With her production partner Sana A. Malik, Ingrid produced, shot, and edited the student BAFTA-award-winning documentary, Guanajuato Norte. The film follows Wenceslao Contreras Galvan, a migrant farmworker in Connecticut, and his sacrifice of being away from his family to provide a better life for his children in Mexico. The film went on to screen at multiple film festivals and was acquired by The New Yorker.
She co-directed, produced, and edited the commissioned films Dr. Susan La Flesche Picotte and Chief Standing Bear's Journey to Statuary Hall, with Executive Producer and co-Director Judi gaiashkibos. Both films about prominent Indigenous trailblazers went on to screen across the country as an educational tool for public, private, and tribal schools.

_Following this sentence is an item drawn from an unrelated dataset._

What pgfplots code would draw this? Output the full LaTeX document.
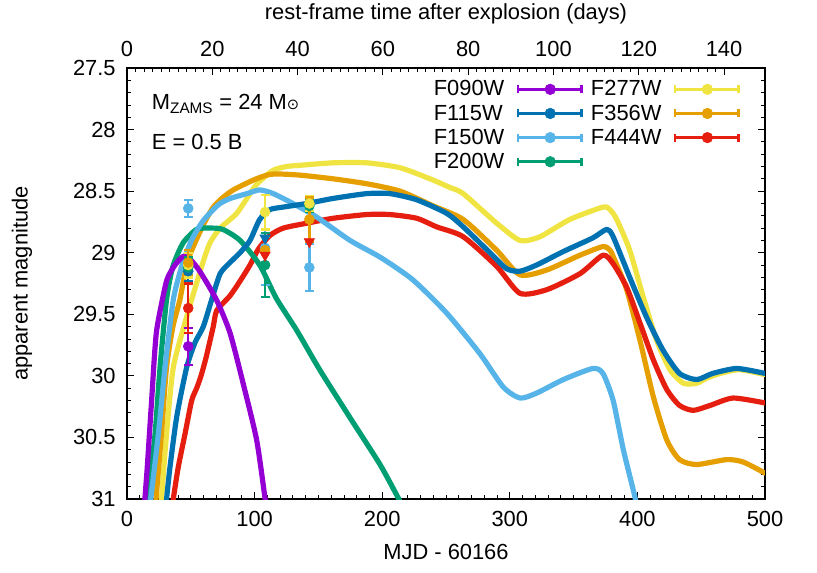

Continuing her work creating short biographical documentaries about historic Nebraskans, Ingrid recently finished a short documentary with The National Willa Cather Center about the legacy of Cather, a preeminent queer American female writer of the 20th century.
In addition to her work producing independent and commissioned projects, she loves helping other directors’ visions come to life as a producer, editor, or videographer. She’s easily curious but particularly drawn toward participant-driven stories with a social justice angle.